Friday, 3 April 2015

Bobbing Along...

Canoeing in the Noosa Everglades

We signed up for a 2-day, 2-night camping/canoeing self-guided tour of the Noosa Everglades. What we thought would be a nice quiet trip made up of the two of us, a canoe, a tent and tuck bag ended up being a crazy kind of ‘I’m a Middle-Class Twenty-Something Get Me Out of Here!’ type scenario, complete with 19 people (of which Bro and I were two of only four people over the age of 24), no showers, snakes, remote campsite in the Australian Jungle, and meagre rations to distribute amongst us.
It also turned out that of everyone there, only 5 of us hadn’t brought alcohol, so we found ourselves sharing a canoe with a young German girl fresh out of Uni, most of our Eskys (cool boxes in Australian) full up with Goon (Ozzie alcohol, equivalent in quality and price to White Lightning), and off on a ‘team adventure’.
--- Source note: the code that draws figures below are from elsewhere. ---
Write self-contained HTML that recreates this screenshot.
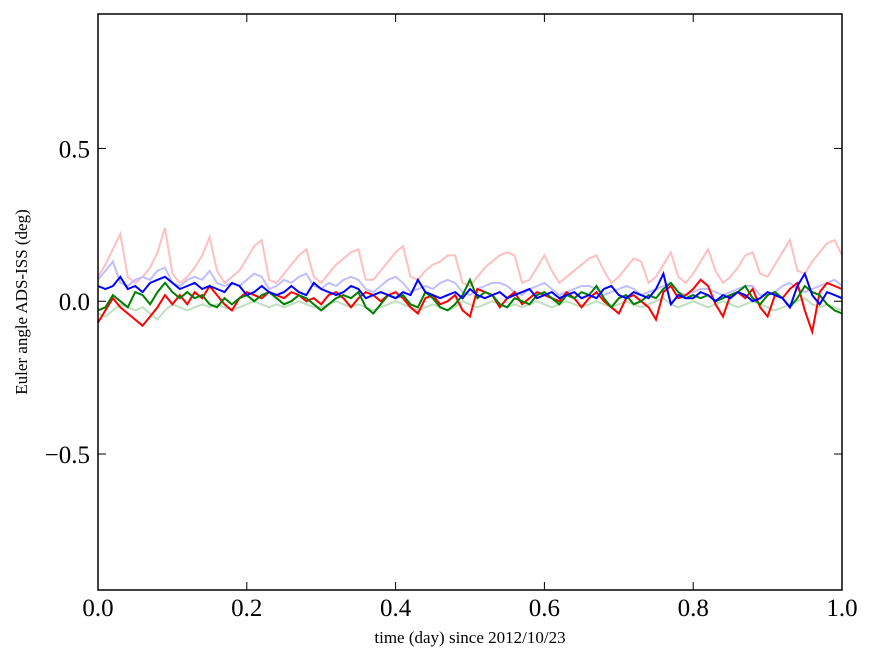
<!DOCTYPE html>
<html><head><meta charset="utf-8"><style>
body{margin:0;background:#fff;width:875px;height:662px;overflow:hidden}
svg text{font-family:"Liberation Serif",serif}
</style></head><body>
<svg id="chart" width="875" height="662" viewBox="0 0 875 662" xmlns="http://www.w3.org/2000/svg">
<g id="series"></g>
<rect x="98" y="14" width="744" height="576" fill="none" stroke="#000" stroke-width="1.5"/>
<g id="axes"></g>
<text x="470" y="643" font-size="17" text-anchor="middle">time (day) since 2012/10/23</text>
<text transform="translate(27,302) rotate(-90)" font-size="17" text-anchor="middle">Euler angle ADS-ISS (deg)</text>
</svg>
<script>
const xTicks=[0,0.2,0.4,0.6,0.8,1.0];
const xTickLabels=["0.0","0.2","0.4","0.6","0.8","1.0"];
const yTicks=[-0.5,0,0.5];
const yTickLabels=["\u22120.5","0.0","0.5"];
const tStep=0.01;
const pinkVals=[.08,.12,.17,.22,.08,.06,.08,.11,.16,.24,.09,.06,.08,.11,.15,.21,.10,.06,.08,.10,.14,.18,.20,.07,.06,.09,.12,.15,.17,.08,.06,.09,.12,.14,.16,.17,.07,.07,.10,.13,.16,.18,.08,.07,.10,.12,.13,.15,.15,.06,.05,.08,.11,.13,.15,.16,.15,.06,.07,.11,.15,.10,.06,.08,.10,.12,.14,.15,.10,.06,.08,.11,.14,.13,.06,.08,.12,.16,.08,.06,.09,.13,.17,.10,.06,.08,.11,.15,.16,.09,.08,.12,.16,.20,.10,.09,.13,.16,.19,.20,.15];
const lightBlueVals=[.07,.10,.13,.06,.05,.07,.08,.07,.10,.11,.06,.05,.07,.08,.07,.10,.06,.05,.06,.05,.07,.09,.08,.04,.05,.07,.06,.08,.09,.05,.04,.06,.05,.07,.08,.07,.04,.03,.05,.07,.08,.06,.03,.04,.05,.04,.06,.07,.06,.03,.02,.04,.05,.06,.06,.05,.03,.02,.04,.05,.06,.04,.02,.03,.04,.05,.05,.04,.02,.03,.04,.05,.04,.02,.03,.04,.05,.06,.03,.02,.03,.04,.04,.03,.02,.03,.04,.05,.05,.02,.02,.03,.05,.06,.04,.03,.04,.05,.06,.07,.05];
const lightGreenVals=[-.04,-.05,-.03,-.01,-.02,-.03,-.02,-.04,-.06,-.03,-.01,-.02,-.03,-.02,-.01,-.02,-.01,-.02,-.03,-.02,-.01,0,-.01,-.02,-.01,-.02,-.01,0,-.01,-.02,-.02,-.01,0,-.01,-.02,-.01,-.02,-.03,-.02,-.01,0,-.01,-.02,-.03,-.02,-.01,-.02,-.03,-.02,0,-.01,-.02,-.01,0,-.01,-.02,-.01,-.02,-.01,0,-.01,-.02,-.01,0,-.01,-.02,-.01,0,-.01,-.02,-.01,0,-.01,-.02,-.01,0,.01,-.01,-.02,-.01,0,-.01,-.02,-.01,0,-.01,-.02,-.01,0,-.01,-.02,-.03,-.02,-.01,0,.01,-.01,-.02,-.01,-.02,-.03];
const redVals=[-.07,-.03,.01,-.02,-.04,-.06,-.08,-.05,-.02,.02,-.01,.02,-.01,.03,.01,.05,.02,-.01,-.03,.01,.03,.02,.01,.03,.02,.01,.03,.02,0,.01,-.01,.02,.03,.01,-.02,.01,.03,.02,0,.02,.03,.01,-.02,-.04,.01,.02,-.01,0,.02,-.03,-.05,.04,.03,.02,-.02,.01,.03,-.01,.01,.03,.02,.01,0,.03,.01,-.02,.01,.03,0,-.02,-.04,.01,.02,0,-.02,-.06,.03,.05,.01,.02,.04,.07,.05,-.01,-.05,.02,.03,.01,.04,-.02,-.05,.02,.01,.04,.06,-.03,-.1,.03,.06,.05,.04];
const greenVals=[-.03,-.02,.02,0,-.02,.03,.02,-.01,.03,.06,.03,.01,.03,.01,.02,-.01,-.02,.01,-.01,.01,.02,0,.02,.03,.01,-.01,0,.02,.01,-.01,-.03,-.01,.01,.02,.01,.03,-.02,-.04,-.01,.02,.01,.02,-.01,-.02,.03,.01,-.02,-.03,-.01,.02,.07,.01,.03,.02,-.01,-.02,.01,0,-.01,.02,.03,.01,-.01,.02,.01,.03,.02,.05,.01,-.02,.01,.02,-.01,0,.02,.01,.04,.06,.03,.01,.02,.01,.02,0,.01,.02,.03,.05,.01,-.01,.02,.03,.01,-.02,.01,.05,.03,.02,-.01,-.03,-.04];
const blueVals=[.05,.04,.05,.08,.04,.05,.03,.06,.07,.08,.06,.04,.05,.06,.04,.05,.04,.03,.06,.05,.02,.03,.05,.03,.02,.03,.05,.03,.02,.06,.04,.03,.02,.03,.05,.04,.01,.02,.03,.02,.01,.03,.02,.07,.03,.02,.01,.02,.03,.01,.04,.02,.01,.02,.03,.01,.02,.03,.04,.01,.02,.03,.01,.02,.03,.01,.02,.01,.04,.05,.02,.01,.03,.02,.01,.04,.09,-.01,.02,.01,.01,.03,.02,0,.02,.01,.03,.02,0,.01,.03,.02,.01,-.02,.05,.09,.02,-.01,.03,.02,.01];
const seriesList=[
 {name:"pink-series",vals:pinkVals,color:"#ffbfbf",w:2},
 {name:"light-blue-series",vals:lightBlueVals,color:"#bfbfff",w:2},
 {name:"light-green-series",vals:lightGreenVals,color:"#bfdfbf",w:2},
 {name:"red-series",vals:redVals,color:"#ff0000",w:2},
 {name:"green-series",vals:greenVals,color:"#008000",w:2},
 {name:"blue-series",vals:blueVals,color:"#0000ff",w:2}];
const X0=98,X1=842,Y0=14,Y1=590,ymin=-0.945,ymax=0.94;
const xs=v=>X0+(X1-X0)*v;
const ys=v=>Y1-(Y1-Y0)*(v-ymin)/(ymax-ymin);
const NS="http://www.w3.org/2000/svg";
const g=document.getElementById('series');
seriesList.forEach(s=>{
 const p=document.createElementNS(NS,'polyline');
 
 
 p.setAttribute('points',s.vals.map((v,i)=>xs(i*tStep).toFixed(1)+','+ys(v).toFixed(1)).join(' '));
 p.setAttribute('fill','none');p.setAttribute('stroke',s.color);p.setAttribute('stroke-width',s.w);
 g.appendChild(p);
});
const a=document.getElementById('axes');
function add(tag,attrs,txt){const e=document.createElementNS(NS,tag);for(const k in attrs)e.setAttribute(k,attrs[k]);if(txt)e.textContent=txt;a.appendChild(e);return e;}
xTicks.forEach((v,i)=>{
 const x=xs(v);
 const t1=add('line',{x1:x,x2:x,y1:Y1,y2:Y1-8,stroke:'#000'});
 
 
 add('line',{x1:x,x2:x,y1:Y0,y2:Y0+8,stroke:'#000'});
 const l=add('text',{x:x,y:616,'font-size':25,'text-anchor':'middle'},xTickLabels[i]);
 
 
});
yTicks.forEach((v,i)=>{
 const y=ys(v);
 const t1=add('line',{x1:X0,x2:X0+8,y1:y,y2:y,stroke:'#000'});
 
 
 add('line',{x1:X1,x2:X1-8,y1:y,y2:y,stroke:'#000'});
 const l=add('text',{x:90,y:y+9,'font-size':25,'text-anchor':'end'},yTickLabels[i]);
 
 
});
</script>
</body></html>
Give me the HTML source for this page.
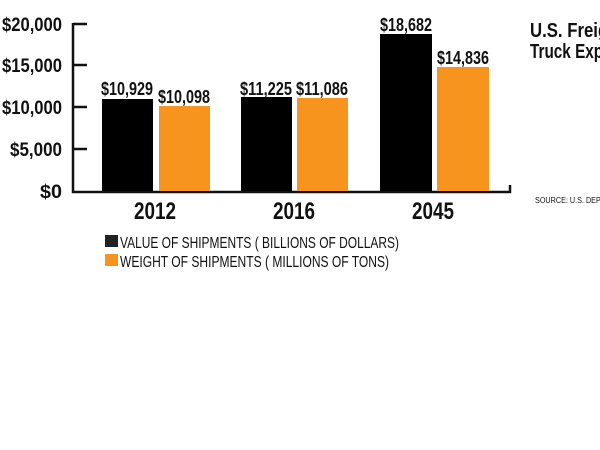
<!DOCTYPE html>
<html><head><meta charset="utf-8"><style>
html,body{margin:0;padding:0;background:#fff;width:600px;height:450px;overflow:hidden}
text{font-family:"Liberation Sans Narrow","Liberation Sans",sans-serif;font-weight:bold;fill:#111}
</style></head><body>
<svg width="600" height="450" viewBox="0 0 600 450" xmlns="http://www.w3.org/2000/svg">
<g stroke="#111" stroke-width="2.5" fill="none">
<path d="M73,23 V192 H510 V185"/>
<path d="M73,24 H87 M73,65 H87 M73,107 H87 M73,149 H87"/>
</g>
<g font-size="19" text-anchor="end">
<text x="62" y="31" textLength="60" lengthAdjust="spacingAndGlyphs">$20,000</text>
<text x="62" y="72" textLength="60" lengthAdjust="spacingAndGlyphs">$15,000</text>
<text x="62" y="114" textLength="60" lengthAdjust="spacingAndGlyphs">$10,000</text>
<text x="62" y="156" textLength="52" lengthAdjust="spacingAndGlyphs">$5,000</text>
<text x="62" y="198" textLength="22" lengthAdjust="spacingAndGlyphs">$0</text>
</g>
<rect x="102" y="99" width="51" height="92" fill="#000"/>
<rect x="159" y="106" width="51" height="85" fill="#f7941d"/>
<rect x="241" y="97" width="51" height="94" fill="#000"/>
<rect x="297" y="98" width="51" height="93" fill="#f7941d"/>
<rect x="380" y="34" width="52" height="157" fill="#000"/>
<rect x="437" y="67" width="52" height="124" fill="#f7941d"/>
<g font-size="18" text-anchor="middle">
<text x="127" y="95" textLength="52" lengthAdjust="spacingAndGlyphs">$10,929</text>
<text x="184" y="103" textLength="52" lengthAdjust="spacingAndGlyphs">$10,098</text>
<text x="266" y="95" textLength="52" lengthAdjust="spacingAndGlyphs">$11,225</text>
<text x="322" y="95" textLength="52" lengthAdjust="spacingAndGlyphs">$11,086</text>
<text x="406" y="31" textLength="52" lengthAdjust="spacingAndGlyphs">$18,682</text>
<text x="463" y="64" textLength="52" lengthAdjust="spacingAndGlyphs">$14,836</text>
</g>
<g font-size="24" text-anchor="middle">
<text x="155" y="219" textLength="42" lengthAdjust="spacingAndGlyphs">2012</text>
<text x="294" y="219" textLength="42" lengthAdjust="spacingAndGlyphs">2016</text>
<text x="433" y="219" textLength="42" lengthAdjust="spacingAndGlyphs">2045</text>
</g>
<rect x="105" y="235" width="13" height="12" fill="#222"/>
<rect x="105" y="254" width="13" height="12" fill="#f7941d"/>
<g font-size="16">
<text x="120" y="248" style="font-weight:normal" textLength="279" lengthAdjust="spacingAndGlyphs">VALUE OF SHIPMENTS ( BILLIONS OF DOLLARS)</text>
<text x="120" y="267" style="font-weight:normal" textLength="269" lengthAdjust="spacingAndGlyphs">WEIGHT OF SHIPMENTS ( MILLIONS OF TONS)</text>
</g>
<g font-size="20">
<text x="530" y="37" textLength="94" lengthAdjust="spacingAndGlyphs">U.S. Freight</text>
<text x="530" y="58" textLength="142" lengthAdjust="spacingAndGlyphs">Truck Expenditures</text>
</g>
<text x="535" y="203" font-size="8" style="font-weight:normal" textLength="100" lengthAdjust="spacingAndGlyphs">SOURCE: U.S. DEPARTMENT</text>
</svg>
</body></html>
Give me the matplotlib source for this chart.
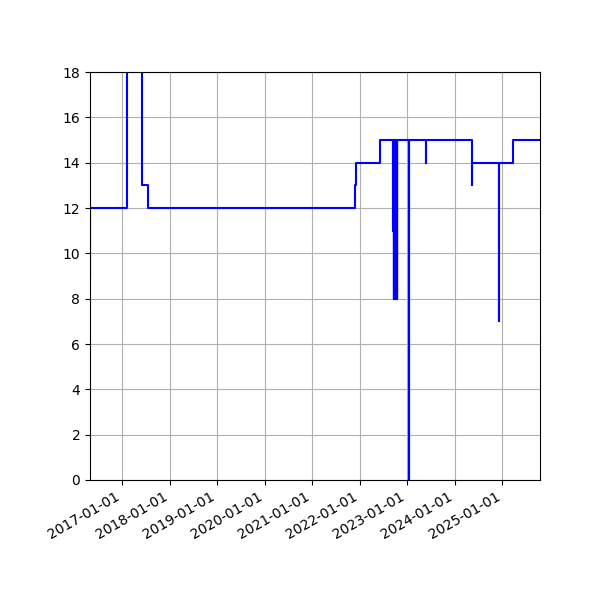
import matplotlib
matplotlib.use("Agg")
import matplotlib.pyplot as plt
import matplotlib.dates as mdates
import numpy as np
import pandas as pd

# Step levels: date from which a level holds
level_dates = ["2016-04-28", "2016-04-29", "2017-02-06", "2017-06-03", "2017-06-04",
               "2017-07-19", "2021-11-29", "2021-11-30", "2022-06-09",
               "2024-05-14", "2024-05-15", "2025-03-22", "2025-10-18"]
level_values = [9, 12, 20, 15, 13, 12, 13, 14, 15, 13, 14, 15, 15]

# One-day dips: date and value on that day
dip_dates = ["2022-09-10", "2022-09-19", "2022-09-22", "2022-09-25", "2022-09-28",
             "2022-10-01", "2022-10-04", "2022-10-07", "2022-10-10", "2022-10-13",
             "2022-10-16", "2023-01-13", "2023-05-27", "2024-12-09"]
dip_values = [11, 8, 8, 8, 8, 8, 8, 8, 8, 8, 8, 0, 14, 7]

y_ticks = [0, 2, 4, 6, 8, 10, 12, 14, 16, 18]

lv = pd.Series(level_values, index=pd.to_datetime(level_dates)).sort_index()
pts = [(d, v) for d, v in lv.items()]
for d, v in zip(pd.to_datetime(dip_dates), dip_values):
    base = lv[lv.index <= d].iloc[-1]
    pts.append((d, v))
    pts.append((d + pd.Timedelta(days=1), base))
pts.sort(key=lambda p: p[0])
xs = [p[0] for p in pts]
ys = [p[1] for p in pts]

fig, ax = plt.subplots(figsize=(6, 6), dpi=100)
ax.plot(xs, ys, color="blue", lw=1.5, drawstyle="steps-post")
ax.set_xlim(pd.Timestamp(level_dates[0]), pd.Timestamp(level_dates[-1]))
ax.set_ylim(0, 18)
ax.set_yticks(y_ticks)
ax.xaxis.set_major_locator(mdates.YearLocator())
ax.xaxis.set_major_formatter(mdates.DateFormatter("%Y-%m-%d"))
ax.grid(True)
fig.autofmt_xdate()
fig.subplots_adjust(left=0.15, right=0.9, top=0.88, bottom=0.2)
fig.savefig("out.png", dpi=100)
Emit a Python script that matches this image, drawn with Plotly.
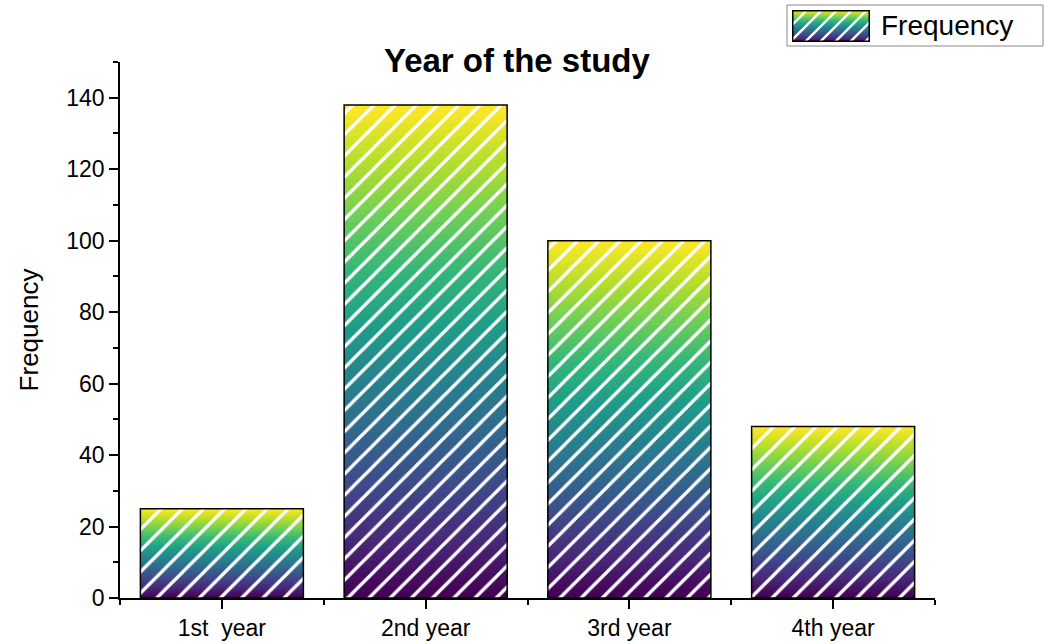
import base64
import plotly.graph_objects as go
from plotly.colors import sample_colorscale

# Study-year frequencies
categories = ["1st\u00a0 year", "2nd year", "3rd year", "4th year"]
frequency = [25, 138, 100, 48]
series_name = "Frequency"

N_LEVELS = 80  # colour levels used for the vertical viridis fill of each bar
positions = list(range(len(categories)))

# Plot-area geometry (pixels) used for the legend placement
W, H = 1047, 644
ML, MR, MT, MB = 120, 112, 62, 46
PW, PH = W - ML - MR, H - MT - MB


def px_x(px):
    return (px - ML) / PW


def px_y(py):
    return (H - MB - py) / PH


fig = go.Figure()

level_colors = sample_colorscale("Viridis", [k / (N_LEVELS - 1) for k in range(N_LEVELS)])
hatch = dict(shape="/", fgcolor="white", fgopacity=1, size=15, solidity=0.22)

# Nested bars from the tallest (yellow top) down to the shortest (purple base),
# each one drawn over the previous so the fill grades smoothly upward.
for k in range(N_LEVELS - 1, -1, -1):
    frac = (k + 1) / N_LEVELS
    fig.add_trace(go.Bar(
        x=positions,
        y=[v * frac for v in frequency],
        width=0.8,
        marker=dict(color=level_colors[k], line=dict(width=0), pattern=hatch, opacity=1),
        showlegend=False,
        hoverinfo="skip",
    ))

# Outline of each full bar
fig.add_trace(go.Bar(
    x=positions,
    y=frequency,
    width=0.8,
    marker=dict(color="rgba(0,0,0,0)", line=dict(color="black", width=1.5)),
    showlegend=False,
    name=series_name,
    hovertemplate="%{text}: %{y}<extra></extra>",
    text=categories,
    textposition="none",
))

# Legend swatch: viridis gradient with white hatching, as an inline SVG
stops = "".join(
    f'<stop offset="{k / (N_LEVELS - 1):.4f}" stop-color="{c}"/>'
    for k, c in enumerate(reversed(level_colors))
)
swatch_svg = (
    '<svg xmlns="http://www.w3.org/2000/svg" width="78" height="32" viewBox="0 0 78 32">'
    '<defs>'
    f'<linearGradient id="g" x1="0" y1="0" x2="0" y2="1">{stops}</linearGradient>'
    '<pattern id="p" width="15" height="15" patternUnits="userSpaceOnUse">'
    '<path d="M-4,19 L19,-4 M-4,4 L4,-4 M11,19 L19,11" stroke="white" stroke-width="2.4"/>'
    '</pattern>'
    '</defs>'
    '<rect x="0" y="0" width="78" height="32" fill="url(#g)"/>'
    '<rect x="0" y="0" width="78" height="32" fill="url(#p)"/>'
    '<rect x="0.75" y="0.75" width="76.5" height="30.5" fill="none" stroke="black" stroke-width="1.5"/>'
    '</svg>'
)
swatch_uri = "data:image/svg+xml;base64," + base64.b64encode(swatch_svg.encode()).decode()

font_family = "Liberation Sans, Arial, sans-serif"

fig.update_layout(
    width=W,
    height=H,
    barmode="overlay",
    plot_bgcolor="white",
    paper_bgcolor="white",
    margin=dict(l=ML, r=MR, t=MT, b=MB, autoexpand=False),
    font=dict(family=font_family, color="black", size=23),
    showlegend=False,
    title=dict(
        text="<b>Year of the study</b>",
        x=0.487, xref="paper", xanchor="center",
        y=1 - 60 / H, yref="container", yanchor="middle",
        font=dict(size=33, family=font_family, color="black"),
    ),
    xaxis=dict(
        range=[-0.5, 3.5],
        tickvals=positions,
        ticktext=categories,
        ticks="outside", ticklen=9, tickwidth=1.5, tickcolor="black",
        minor=dict(tick0=0.5, dtick=1, ticks="outside", ticklen=5, tickwidth=1.5, tickcolor="black"),
        showline=True, linecolor="black", linewidth=1.5,
        showgrid=False, zeroline=False,
        tickfont=dict(size=23),
        automargin=False,
    ),
    yaxis=dict(
        range=[0, 150],
        dtick=20,
        ticks="outside", ticklen=9, tickwidth=1.5, tickcolor="black",
        minor=dict(dtick=10, ticks="outside", ticklen=5, tickwidth=1.5, tickcolor="black"),
        showline=True, linecolor="black", linewidth=1.5,
        showgrid=False, zeroline=False,
        tickfont=dict(size=23),
        title=dict(text="Frequency", font=dict(size=26), standoff=20),
        automargin=False,
    ),
    images=[dict(
        source=swatch_uri,
        xref="paper", yref="paper",
        x=px_x(792), y=px_y(10),
        sizex=78 / PW, sizey=32 / PH,
        xanchor="left", yanchor="top",
        sizing="stretch", layer="above",
    )],
    shapes=[dict(
        type="rect", xref="paper", yref="paper",
        x0=px_x(787), x1=px_x(1043), y0=px_y(46), y1=px_y(5),
        line=dict(color="#888", width=1), fillcolor="rgba(0,0,0,0)",
    )],
    annotations=[dict(
        text=series_name,
        xref="paper", yref="paper",
        x=px_x(879), y=px_y(26),
        xanchor="left", yanchor="middle",
        showarrow=False,
        font=dict(size=28, family=font_family, color="black"),
    )],
)

fig.write_html("out.html")
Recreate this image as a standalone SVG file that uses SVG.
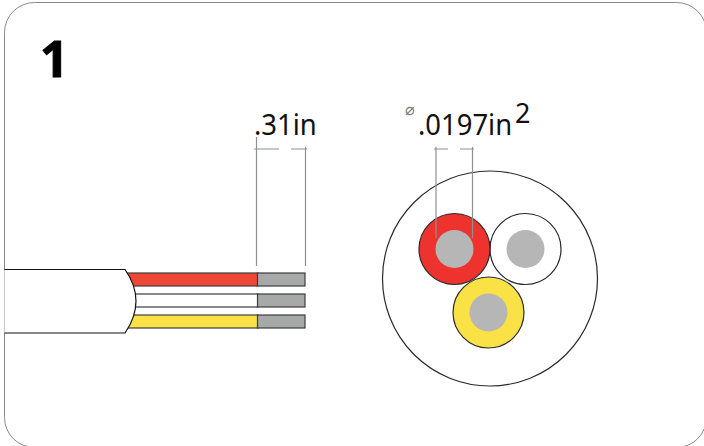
<svg xmlns="http://www.w3.org/2000/svg" width="704" height="446" viewBox="0 0 704 446">
<style>
.dim{stroke:#8f9191;stroke-width:1.2;fill:none}
.wire{stroke:#3c3c3c;stroke-width:1.2}
.tip{fill:#a7a9a9;stroke:#3c3c3c;stroke-width:1.2}
.ring{stroke:#2a2a2a;stroke-width:1.2}
.core{fill:#b5b6b5}
.lbl{font-family:"Noto Sans","Open Sans",sans-serif;fill:#111}
</style>
<rect width="704" height="446" fill="#fff"/>
<rect id="frame" x="4.5" y="2.5" width="702" height="445" rx="30" ry="30" fill="#fff" stroke="#8a8a8a" stroke-width="1"/>
<text id="number" x="40" y="77" font-family="'Open Sans','Noto Sans',sans-serif" font-weight="700" font-size="50" fill="#000" stroke="#000" stroke-width="1">1</text>
<g id="side-view">
<rect class="wire" x="125" y="273" width="133" height="13" fill="#ef4635"/>
<rect class="wire" x="125" y="294" width="133" height="13" fill="#fff"/>
<rect class="wire" x="125" y="315" width="133" height="13" fill="#f9e146"/>
<rect class="tip" x="257.500" y="273" width="47.500" height="13"/>
<rect class="tip" x="257.500" y="294" width="47.500" height="13"/>
<rect class="tip" x="257.500" y="315" width="47.500" height="13"/>
<path d="M4.500 269.500H125Q136 285 136 301T125 333H4.500" fill="#fff" stroke="#111" stroke-width="1.200"/>
</g>
<g id="section">
<circle cx="490" cy="278.500" r="107.500" fill="#fff" stroke="#2a2a2a" stroke-width="1.200"/>
<circle class="ring" cx="525.500" cy="249" r="35.500" fill="#fff"/>
<circle class="ring" cx="454.500" cy="249" r="35.500" fill="#ee322e"/>
<circle class="ring" cx="488.500" cy="312.500" r="35.500" fill="#f9e146"/>
<circle class="core" cx="454.500" cy="249" r="19"/>
<circle class="core" cx="525.500" cy="249" r="19"/>
<circle class="core" cx="488.500" cy="312.500" r="19"/>
</g>
<g id="connectors">
<path class="dim" d="M256.500 137V266M305.500 147V266M254 149H279M291 149H307"/>
<path class="dim" d="M436 147V238M472.500 147V238M434 149H448M460 149H474"/>
</g>
<g id="labels">
<text class="lbl" transform="translate(254 135) scale(.93 1)" font-size="29.500">.31in</text>
<text class="lbl" transform="translate(418 135) scale(.93 1)" font-size="29.500">.0197in</text>
<text class="lbl" x="515" y="122.500" font-size="27">2</text>
<text x="405" y="115" font-family="'DejaVu Sans',sans-serif" font-size="16" fill="#777">⌀</text>
</g>
</svg>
However, what started out as a potentially disastrous trip, ended up being a brilliant few days in the everglades. After an awesome speed boat ride through from Noosaville (passing, among other things, one of Richard Branson’s private Islands which would set you back a meagre $20,000 per night), we were deposited on a jetty and pushed off in canoes on our merry way to find our camp, without the precious maps we were promised (for our ‘self-guided tour’ remember). The lack of map resulted in 3 of the 8 canoes overshooting our camp and taking a 3 hour detour before arriving much to our concern and their annoyance.

Meanwhile the remaining 5 boats (of which we were one) arrived at the camp via canoe and promptly discovered that the “two breakfasts, two lunches and two dinners” as promised was rather an ambitious statement. Our suggested breakfast was a mere bread and butter, and it became apparent rather early on that the bread had been forgotten. Lunch on day one consisted of 2 sausages each, and on day 2, consisted of a chewy bar and a pack of 2 minute noodles which “are a tasty snack when eaten dry!”. Finding ourselves without reception and in the middle of nowhere this was less than ideal, but luckily we managed to corner a tour guide who was passing on a nearbye trip and threaten him with 19 crap reviews, so we were promptly (about 6 hours later) delivered with some bread. Not the ‘bakery fresh’ we were promised, but enough for 3.5 slices per person. 1.75 slices of bread per day would have to make do for a breakfast set to fuel you for a day of hard canoeing and trekking!



















Not all bad news though as everyone bonded over the lack of food, and it turns out we’d been thrown together with a rather lovely bunch of people, and they’d also already put up our tents and allocated them out. Luckily Bro and I were the only two with a tent to ourselves so were thankfully spared the dorm-style sleeping the others had to endure (and putting up with careless people leaving doors open to let mozzies/snakes/guanas/insert-scary-Australian-creatures in, like the others).

So we spent a marvellous two days in the company of lots of wonderful young (er?) people, swimming, canoeing, trekking, playing football/volleyball/cards and generally enjoying being in the wonderful outdoors. The water was incredible-a very dark orange/brown colour which had been stained by tannins from the tea trees, and resulted in a black appearance which when undisturbed made a perfect mirror! Very impressive to see on those rare moments when you could catch it without having a fellow canoeist mess it up. We were told it was safe to swim in (totally counter-intuitive to everything you’ve ever been told about Australia), and were told to ignore the Bull-shark warning signs which were up everywhere, so after a bit of coaxing, and some rather token safety strategies (making sure you were never the person furthest into the river and therefore ensuring you’re not eaten first), we happily went in the water.
On the middle day we canoed for an hour and a half up the river, where we tied up our boats then trekked to an incredible sand opening in the hillside which had views for miles and was like nothing else I’d ever seen! So weird to be walking through forest and suddenly it stops and you’re on a giant sand dune!

Overall it was a fab trip and after initially feeling a little old, I very quickly realised that I was in awe of these amazing young people who spoke incredible English and almost all had an incredibly mature and thoughtful approach to life. It reminded me why I love teaching sixth-formers.